I have 2 weaving projects in the works.  One is some woven scarf blanks for a woven shibori dye day that the guild is having and the other is some yardage for a sacque coat or cloak.   However, I am not sure I have quite enough yarn for the latter.   I was sure I had calculated it when purchasing it but now, I am really uncertain that I have enough for the needed yardage.   I had planned a plaid pattern, so running out would indeed be a minor disaster, since I cannot get anymore of this particular yarn.

 We were driving to a nearby city the other day for an appointment and I noticed a roadside stand that said they had cucumbers.  Usually this time of year, it is only hot house cucumbers and a few field cucumbers left.  But I decided that we needed to stop by on our way home.   They had the last of the pickling cucumbers there, so I was able to whip up a batch of relish.  
They also had Russet apples!  Tart, green, with leathery skins, I haven't seen them in several years.  They had only tiny baskets but one came home.  If I could have gotten a much larger basket, I would have made applesauce.  They make the absolutely best applesauce!

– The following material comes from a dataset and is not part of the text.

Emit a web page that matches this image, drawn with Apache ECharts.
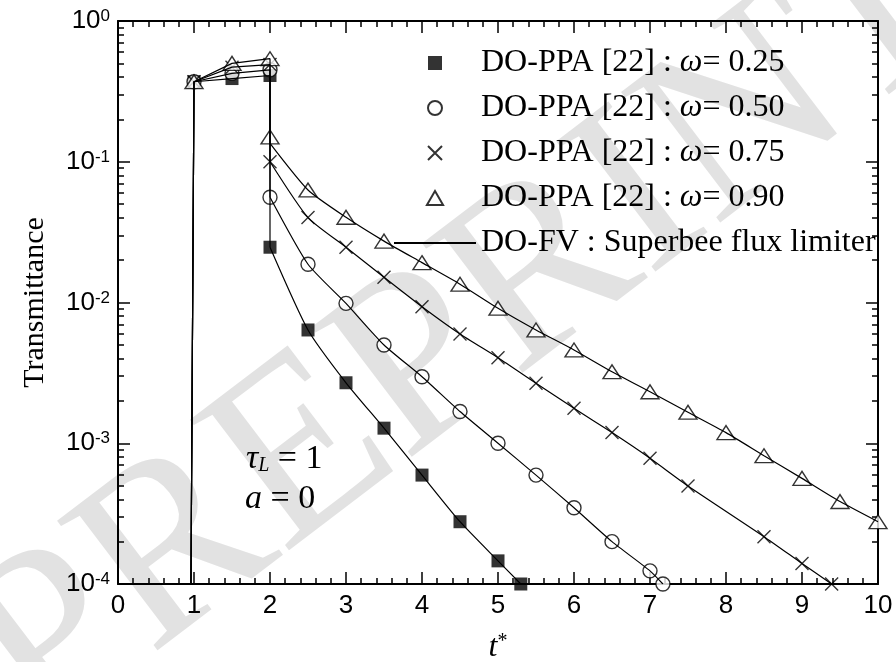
<!DOCTYPE html>
<html>
<head>
<meta charset="utf-8">
<script src="https://cdn.jsdelivr.net/npm/echarts@6/dist/echarts.min.js"></script>
<style>
  html, body { margin: 0; padding: 0; background: #fff; }
  #chart { width: 896px; height: 662px; }
</style>
</head>
<body>
<div id="chart"></div>
<script>
// DO-PPA [22] markers
const sqT = [1, 1.5, 2, 2, 2.5, 3, 3.5, 4, 4.5, 5, 5.3]
const sqV = [0.37, 0.39, 0.41, 0.0247, 0.00638, 0.00269, 0.00128, 0.000594, 0.000277, 0.000146, 0.0001]

const ciT = [1, 1.5, 2, 2, 2.5, 3, 3.5, 4, 4.5, 5, 5.5, 6, 6.5, 7, 7.17]
const ciV = [0.37, 0.425, 0.45, 0.0559, 0.0187, 0.00986, 0.00499, 0.00297, 0.00168, 0.001, 0.000594, 0.000348, 0.0002, 0.000124, 0.0001]

const crT = [1, 1.5, 2, 2, 2.5, 3, 3.5, 4, 4.5, 5, 5.5, 6, 6.5, 7, 7.5, 8.5, 9, 9.39]
const crV = [0.37, 0.47, 0.49, 0.1, 0.0401, 0.0247, 0.0151, 0.00933, 0.00597, 0.00405, 0.00267, 0.00177, 0.00119, 0.000782, 0.000497, 0.000217, 0.00014, 0.0001]

const trT = [1, 1.5, 2, 2, 2.5, 3, 3.5, 4, 4.5, 5, 5.5, 6, 6.5, 7, 7.5, 8, 8.5, 9, 9.5, 10]
const trV = [0.37, 0.5, 0.54, 0.15, 0.063, 0.0403, 0.0273, 0.0192, 0.0135, 0.0091, 0.00638, 0.0046, 0.00322, 0.00232, 0.00166, 0.00119, 0.000816, 0.000563, 0.000385, 0.000277]

// DO-FV curves follow the markers; these are the spots where they leave them
const fvStart = [0.96, 0.0001]
const fvTrJump = 0.135

const names = [
  'DO-PPA [22] : ω= 0.25',
  'DO-PPA [22] : ω= 0.50',
  'DO-PPA [22] : ω= 0.75',
  'DO-PPA [22] : ω= 0.90'
]
const fvName = 'DO-FV : Superbee flux limiter'

// log minor ticks 2..9 in every decade
const yMinor = [
  2e-4, 3e-4, 4e-4, 5e-4, 6e-4, 7e-4, 8e-4, 9e-4,
  2e-3, 3e-3, 4e-3, 5e-3, 6e-3, 7e-3, 8e-3, 9e-3,
  2e-2, 3e-2, 4e-2, 5e-2, 6e-2, 7e-2, 8e-2, 9e-2,
  0.2, 0.3, 0.4, 0.5, 0.6, 0.7, 0.8, 0.9
]

const black = '#000'
const serif = "'Liberation Serif', 'Times New Roman', serif"
const sans = "'Liberation Sans', Arial, sans-serif"
const tickLine = { color: black, width: 1.5 }

const pairs = (t, v) => t.map((x, i) => [x, v[i]])
const markerData = [pairs(sqT, sqV), pairs(ciT, ciV), pairs(crT, crV), pairs(trT, trV)]

// path symbols keep their aspect in the legend too
const markerStyles = [
  { symbol: 'path://M0,0H10V10H0Z', symbolSize: 13, itemStyle: { color: black, borderColor: black, borderWidth: 0 } },
  { symbol: 'circle', symbolSize: 14, itemStyle: { color: '#fff', borderColor: black, borderWidth: 1.4 } },
  { symbol: 'path://M0,0L10,10M0,10L10,0', symbolSize: 13, itemStyle: { color: 'transparent', borderColor: black, borderWidth: 1.4 } },
  { symbol: 'path://M5,0L10,8.66L0,8.66Z', symbolSize: [18, 16], itemStyle: { color: '#fff', borderColor: black, borderWidth: 1.4 } }
]

function xAxisBase(pos, showLabel) {
  return {
    type: 'value', position: pos, min: 0, max: 10, interval: 1,
    axisLine: { show: true, onZero: false, lineStyle: { color: black, width: 2 } },
    axisTick: { show: true, inside: true, length: 12, lineStyle: tickLine },
    minorTick: { show: true, splitNumber: 5, length: 6, lineStyle: tickLine },
    splitLine: { show: false },
    axisLabel: { show: showLabel, color: black, fontFamily: sans, fontSize: 26, margin: 9 }
  }
}

function yAxisBase(pos, major) {
  return {
    type: 'log', logBase: 10, position: pos, min: 1e-4, max: 1,
    axisLine: { show: major, onZero: false, lineStyle: { color: black, width: 2 } },
    axisTick: major
      ? { show: true, inside: true, length: 12, lineStyle: tickLine }
      : { show: true, inside: true, length: 6, lineStyle: tickLine, customValues: yMinor },
    splitLine: { show: false },
    axisLabel: { show: false }
  }
}

const xa = [xAxisBase('bottom', true), xAxisBase('top', false)]
xa[0].name = '{t|t}{s|*}'
xa[0].nameLocation = 'middle'
xa[0].nameGap = 48
xa[0].nameTextStyle = {
  rich: {
    t: { fontFamily: serif, fontStyle: 'italic', fontSize: 32, color: black },
    s: { fontFamily: serif, fontSize: 20, color: black, verticalAlign: 'top', lineHeight: 12 }
  }
}

const ya = [yAxisBase('left', true), yAxisBase('left', false), yAxisBase('right', true), yAxisBase('right', false)]
ya[0].axisLabel = {
  show: true,
  color: black,
  formatter: (v) => '{b|10}{s|' + Math.round(Math.log10(v)) + '}',
  rich: {
    b: { fontFamily: sans, fontSize: 26, color: black },
    s: { fontFamily: sans, fontSize: 17, color: black, verticalAlign: 'top', lineHeight: 12 }
  }
}
ya[0].name = 'Transmittance'
ya[0].nameLocation = 'middle'
ya[0].nameGap = 68
ya[0].nameTextStyle = { fontFamily: serif, fontSize: 30, color: black }

const series = []
markerData.forEach((d, k) => {
  const pts = d.map((p) => p.slice())
  if (k === 3) pts[3][1] = fvTrJump
  const line = { name: fvName, type: 'line', symbol: 'none', silent: true, lineStyle: { color: black, width: 1.2 }, itemStyle: { color: black } }
  series.push(Object.assign({}, line, { data: [fvStart].concat(pts.slice(0, 4)) }))
  series.push(Object.assign({}, line, { data: pts.slice(3), smooth: 0.2 }))
})
markerData.forEach((d, k) => {
  series.push(Object.assign({ name: names[k], type: 'scatter', data: d, clip: false, silent: true, symbolKeepAspect: true }, markerStyles[k]))
})

const option = {
  animation: false,
  backgroundColor: '#fff',
  // keep the plot box fixed; v6 would otherwise shrink it to fit the axis names
  grid: { left: 118, right: 18, top: 21, bottom: 78, outerBoundsMode: 'none' },
  xAxis: xa,
  yAxis: ya,
  legend: {
    orient: 'vertical',
    left: 388,
    top: 42,
    itemWidth: 82,
    itemHeight: 14,
    itemGap: 13,
    selectedMode: false,
    symbolKeepAspect: true,
    data: names.concat([{ name: fvName, itemStyle: { opacity: 0 } }]),
    formatter: (n) => n.replace('ω', '{w|ω}'),
    textStyle: {
      fontFamily: serif,
      fontSize: 32,
      lineHeight: 30,
      color: black,
      rich: { w: { fontFamily: serif, fontStyle: 'italic', fontSize: 32, color: black } }
    }
  },
  graphic: [
    {
      type: 'text', z: -10, silent: true, x: 470, y: 330, rotation: 0.65,
      style: { text: 'PREPRINT', font: '250px ' + serif, fill: '#e2e2e2', align: 'center', verticalAlign: 'middle' }
    },
    {
      type: 'text', left: 246, top: 442,
      style: {
        text: '{i|τ}{l|L}{n| = 1}',
        rich: {
          i: { fontFamily: serif, fontStyle: 'italic', fontSize: 34, fill: black },
          l: { fontFamily: serif, fontStyle: 'italic', fontSize: 20, fill: black, verticalAlign: 'bottom', lineHeight: 12 },
          n: { fontFamily: serif, fontSize: 34, fill: black }
        }
      }
    },
    {
      type: 'text', left: 245, top: 482,
      style: {
        text: '{i|a}{n| = 0}',
        rich: {
          i: { fontFamily: serif, fontStyle: 'italic', fontSize: 34, fill: black },
          n: { fontFamily: serif, fontSize: 34, fill: black }
        }
      }
    }
  ],
  series
}

echarts.init(document.getElementById('chart')).setOption(option)
</script>
</body>
</html>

 Knitting this beast of a sweater in August and September was very slow, sweaty work.  When it was really warm outside, it was just too uncomfortable to knit more than a few rows at a time.   I seem to be making much better time now that it is cooler outside.   I may have made it a size too large though.   I'm living with it, since I have absolutely no desire to rip it out and start again.  It is supposed to be a generously sized sweater anyway.


This is my son's hobby.   Every once in a while he brings home a shrub, buys some tree seeds or finds a seedling to dig up.   He trims roots, re-pots and prunes.   I daresay soon there will be a forest of Bonsai trees sitting on my deck during the summer and hibernating in the sunporch during the winter.  It is pretty cool though.